His arrival during his teenage years in Chicago, a multicultural city with a rich and diverse music scene, was a turning point in his musical education and career. Wanees continued to perform and absorb Middle Eastern music while learning and performing jazz, often exploring the intersections of these two traditions. At the age of 19, he started to teach Middle Eastern rhythms, maqam, and ensembles at the Old Town School of Folk Music, a tenure that lasted a decade. During this time, he quickly became a fixture in the Middle Eastern and jazz music scenes, performing and recording with noted artists and being featured in US and international festivals.
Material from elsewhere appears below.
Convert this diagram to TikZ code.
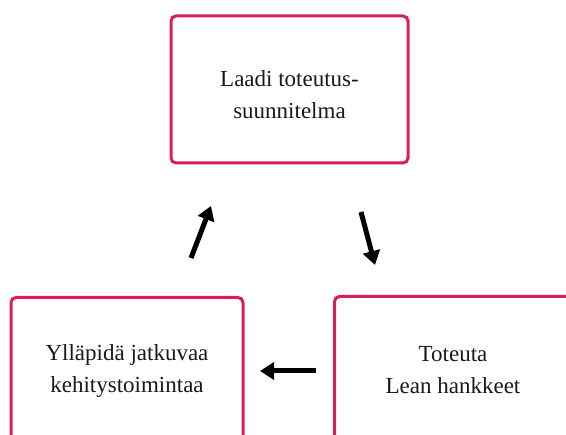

In 2010 Wanees became the director of the now 60-piece Middle East Music Ensemble at the University of Chicago, an orchestra that focuses on community engagement and empowerment. The orchestra performs Arabic, Turkish, and Persian music concerts, bringing together communities from all of these traditions, both on stage and in the audience. Wanees transcribes and arranges the music for the orchestra, and leads it as it performs these highly anticipated and sold-out concerts at the Reva and David Logan Center for the Arts in Chicago.
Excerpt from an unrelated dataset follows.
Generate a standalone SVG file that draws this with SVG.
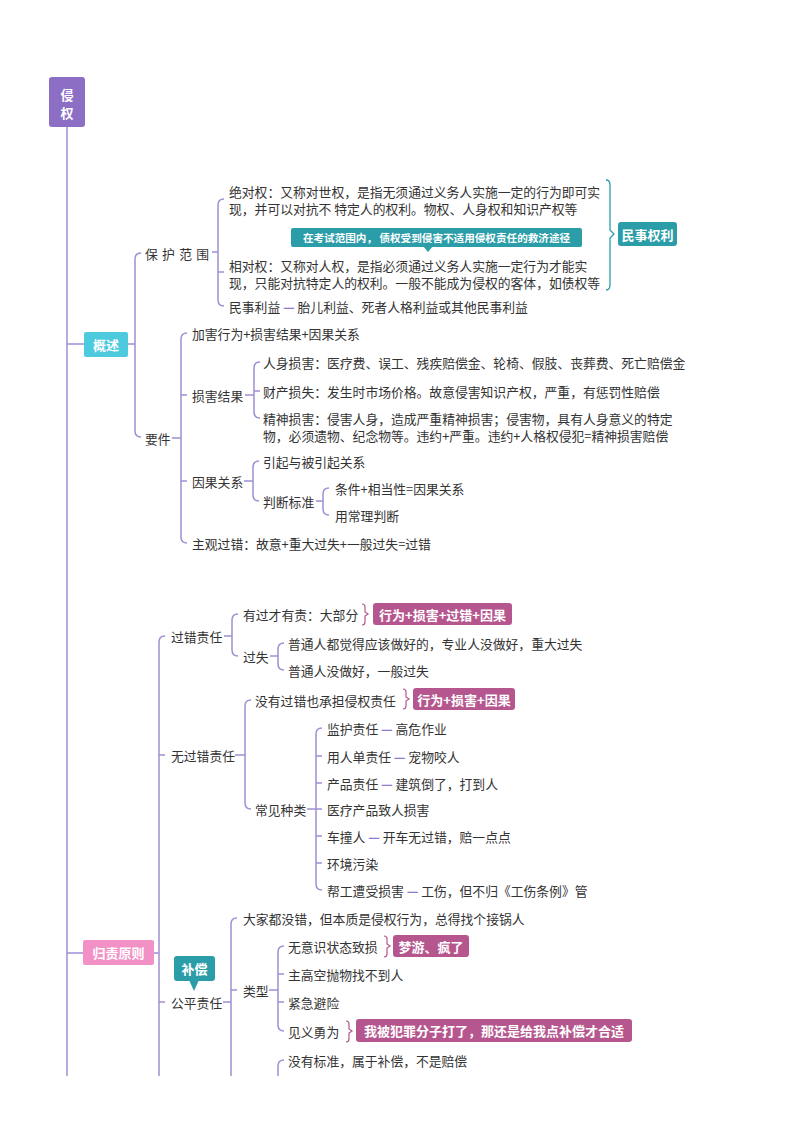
<svg xmlns="http://www.w3.org/2000/svg" width="800" height="1132" viewBox="0 0 800 1132">
<style>
text{font-family:"Noto Sans CJK SC","Noto Sans",sans-serif;dominant-baseline:central}
.t{font-size:12.8px;fill:#333}
.wc{fill:#fff;font-weight:bold;font-size:13px;text-anchor:middle}
.ln{fill:none;stroke:#9f8fd4;stroke-width:1.5}
.br{fill:none;stroke:#b5578e;stroke-width:1.2}
.d{fill:#8c7bd0;font-weight:bold}
.teal{fill:#2b9da8}
.mv{fill:#b5578e}
</style>
<rect width="800" height="1132" fill="#fff"/>
<g id="connectors">
<path class="ln" d="M67 127V1076M67 344H84M67 953H83"/>
<path class="ln" d="M128 344H135M141 253Q135 253 135 259V431Q135 437 141 437"/>
<path class="ln" d="M212 252H218M224 199Q218 199 218 205V300Q218 306 224 306M218 272H224"/>
<path class="ln" d="M172 438H181M187 333Q181 333 181 339V537Q181 543 187 543M181 395H187M181 481H187"/>
<path class="ln" d="M245 395H254M260 362Q254 362 254 368V412Q254 418 260 418M254 391H260"/>
<path class="ln" d="M244 481H253M259 461Q253 461 253 467V495Q253 501 259 501"/>
<path class="ln" d="M316 501H323M329 488Q323 488 323 494V509Q323 515 329 515"/>
<path class="ln" d="M154 953H159M165 636Q159 636 159 642V1076M159 755H165M159 1002H165"/>
<path class="ln" d="M224 636H232M238 614Q232 614 232 620V650Q232 656 238 656"/>
<path class="ln" d="M270 656H278M284 643Q278 643 278 649V664Q278 670 284 670"/>
<path class="ln" d="M235 755H245M251 700Q245 700 245 706V803Q245 809 251 809"/>
<path class="ln" d="M307 809H316M322 728Q316 728 316 734V884Q316 890 322 890M316 756H322M316 783H322M316 809H322M316 836H322M316 863H322"/>
<path class="ln" d="M223 1002H231M237 918Q231 918 231 924V1076M231 990H237"/>
<path class="ln" d="M269 990H278M284 946Q278 946 278 952V1025Q278 1031 284 1031M278 974H284M278 1002H284"/>
<path class="ln" d="M284 1060Q278 1060 278 1066V1076"/>
<path fill="none" stroke="#2b9da8" stroke-width="1.3" d="M606 180Q610 180 610 185V230L614 234L610 238V285Q610 290 606 290"/>
<path class="br" d="M362 604Q365 604 365 607V612L368 614L365 616V622Q365 625 362 625"/>
<path class="br" d="M403 689Q406 689 406 692V697L409 699L406 701V706Q406 709 403 709"/>
<path class="br" d="M384 936Q387 936 387 939V944L390 946L387 948V954Q387 957 384 957"/>
<path class="br" d="M346 1021Q349 1021 349 1024V1029L352 1031L349 1033V1039Q349 1042 346 1042"/>
</g>
<g id="root"><rect x="49" y="77" width="36" height="50" rx="3" fill="#8c6ec4"/><text class="wc" x="67" y="94" font-size="14">侵</text><text class="wc" x="67" y="112" font-size="14">权</text></g>
<g id="gaishu"><rect x="84" y="332" width="44" height="25" rx="2" fill="#4ecadf"/><text class="wc" x="106" y="344.5">概述</text></g>
<g id="baohu"><text class="t" x="145" y="253" letter-spacing="4.3">保护范围</text></g>
<g id="jueduiquan"><text class="t" x="229" y="191">绝对权：又称对世权，是指无须通过义务人实施一定的行为即可实</text><text class="t" x="229" y="208">现，并可以对抗不 特定人的权利。物权、人身权和知识产权等</text></g>
<g id="callout1"><rect x="291" y="228" width="291" height="19" rx="2" class="teal"/><polygon points="423,246 433,246 428,252" class="teal"/><text class="wc" x="436.5" y="237.5" style="font-size:10.6px">在考试范围内， 债权受到侵害不适用侵权责任的救济途径</text></g>
<g id="xiangduiquan"><text class="t" x="229" y="265">相对权：又称对人权，是指必须通过义务人实施一定行为才能实</text><text class="t" x="229" y="282">现，只能对抗特定人的权利。一般不能成为侵权的客体，如债权等</text></g>
<g id="minshiliyi"><text class="t" x="229" y="306">民事利益 <tspan class="d">—</tspan> 胎儿利益、死者人格利益或其他民事利益</text></g>
<g id="minshiquanli"><rect x="618" y="222" width="59" height="24" rx="3" class="teal"/><text class="wc" x="647.5" y="234">民事权利</text></g>
<g id="yaojian"><text class="t" x="145" y="438">要件</text></g>
<g id="jiahai"><text class="t" x="192" y="333">加害行为+损害结果+因果关系</text></g>
<g id="sunhai"><text class="t" x="192" y="395">损害结果</text></g>
<g id="renshen"><text class="t" x="263" y="362">人身损害：医疗费、误工、残疾赔偿金、轮椅、假肢、丧葬费、死亡赔偿金</text></g>
<g id="caichan"><text class="t" x="263" y="391">财产损失：发生时市场价格。故意侵害知识产权，严重，有惩罚性赔偿</text></g>
<g id="jingshen"><text class="t" x="263" y="418">精神损害：侵害人身，造成严重精神损害；侵害物，具有人身意义的特定</text><text class="t" x="263" y="435">物，必须遗物、纪念物等。违约+严重。违约+人格权侵犯=精神损害赔偿</text></g>
<g id="yinguo"><text class="t" x="192" y="481">因果关系</text></g>
<g id="yinqi"><text class="t" x="263" y="461">引起与被引起关系</text></g>
<g id="panduan"><text class="t" x="263" y="501">判断标准</text></g>
<g id="tiaojian"><text class="t" x="335" y="488">条件+相当性=因果关系</text></g>
<g id="changli"><text class="t" x="335" y="515">用常理判断</text></g>
<g id="zhuguan"><text class="t" x="192" y="543">主观过错：故意+重大过失+一般过失=过错</text></g>
<g id="guize"><rect x="83" y="940" width="71" height="25" rx="2" fill="#f291c5"/><text class="wc" x="118.5" y="952.5">归责原则</text></g>
<g id="guocuo"><text class="t" x="171" y="636">过错责任</text></g>
<g id="youguo"><text class="t" x="243" y="614">有过才有责：大部分</text></g>
<g id="box1"><rect x="373" y="603" width="139" height="22" rx="3" class="mv"/><text class="wc" x="442.5" y="614">行为+损害+过错+因果</text></g>
<g id="guoshi"><text class="t" x="243" y="656">过失</text></g>
<g id="zhongda"><text class="t" x="288" y="643">普通人都觉得应该做好的，专业人没做好，重大过失</text></g>
<g id="yiban"><text class="t" x="288" y="670">普通人没做好，一般过失</text></g>
<g id="wuguocuo"><text class="t" x="171" y="755">无过错责任</text></g>
<g id="meiyou"><text class="t" x="255" y="700">没有过错也承担侵权责任</text></g>
<g id="box2"><rect x="413" y="688" width="102" height="22" rx="3" class="mv"/><text class="wc" x="464" y="699">行为+损害+因果</text></g>
<g id="changjian"><text class="t" x="255" y="809">常见种类</text></g>
<g id="jianhu"><text class="t" x="327" y="728">监护责任 <tspan class="d">—</tspan> 高危作业</text></g>
<g id="yongren"><text class="t" x="327" y="756">用人单责任 <tspan class="d">—</tspan> 宠物咬人</text></g>
<g id="chanpin"><text class="t" x="327" y="783">产品责任 <tspan class="d">—</tspan> 建筑倒了，打到人</text></g>
<g id="yiliao"><text class="t" x="327" y="809">医疗产品致人损害</text></g>
<g id="chezhuang"><text class="t" x="327" y="836">车撞人 <tspan class="d">—</tspan> 开车无过错，赔一点点</text></g>
<g id="huanjing"><text class="t" x="327" y="863">环境污染</text></g>
<g id="banggong"><text class="t" x="327" y="890">帮工遭受损害 <tspan class="d">—</tspan> 工伤，但不归《工伤条例》管</text></g>
<g id="gongping"><text class="t" x="171" y="1002">公平责任</text></g>
<g id="buchang"><rect x="174" y="956" width="41" height="25" rx="3" class="teal"/><polygon points="189,980 199,980 194,991" class="teal"/><text class="wc" x="194.5" y="968" font-weight="normal">补偿</text></g>
<g id="dajia"><text class="t" x="243" y="918">大家都没错，但本质是侵权行为，总得找个接锅人</text></g>
<g id="leixing"><text class="t" x="243" y="990">类型</text></g>
<g id="wuyishi"><text class="t" x="288" y="946">无意识状态致损</text></g>
<g id="box3"><rect x="393" y="935" width="76" height="22" rx="3" class="mv"/><text class="wc" x="431" y="946">梦游、疯了</text></g>
<g id="gaokong"><text class="t" x="288" y="974">主高空抛物找不到人</text></g>
<g id="jinji"><text class="t" x="288" y="1002">紧急避险</text></g>
<g id="jianyi"><text class="t" x="288" y="1031">见义勇为</text></g>
<g id="box4"><rect x="356" y="1019" width="276" height="23" rx="3" class="mv"/><text class="wc" x="494" y="1030.5">我被犯罪分子打了，那还是给我点补偿才合适</text></g>
<g id="meiyoubiaozhun"><text class="t" x="288" y="1060">没有标准，属于补偿，不是赔偿</text></g>
</svg>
In 2014, Wanees released his album Quarter to Midnight, receiving critical acclaim for his compositions and approach in incorporating elements from the jazz, Latin, and Eastern European traditions into original music of the maqam vernacular and form.
Wanees’s ongoing and touring project, East Loop, was launched in 2018, and its main objective is to focus on the expanding parameters of both Arabic and jazz music, bringing Arabic music into a jazz environment, and engineering harmonic ideas to fit with our Arab maqam intonations and language. The East Loop is currently working on an album project expected to be released in 2022.
In 2020, the City of Chicago’s Department of Cultural Affairs and Special Events invited Wanees and renowned guitarist Fareed Haque to codirect the Chicago Immigrant Orchestra, which debuted in the 2020 Chicago World Music Festival. This orchestra brings together high-caliber musicians who come from all over the world to perform music from various traditions collectively, with arrangements that allow each musician to highlight his/her tradition and style authentically.
In 2021, Wanees was awarded Chicago’s highest artistic award, the Esteemed Artist Award. He also recently completed his graduate studies in jazz composition at DePaul University in Chicago.
Wanees plans to visit Palestine in the near future and hopes to be able to bring one of his groups to perform in his hometown.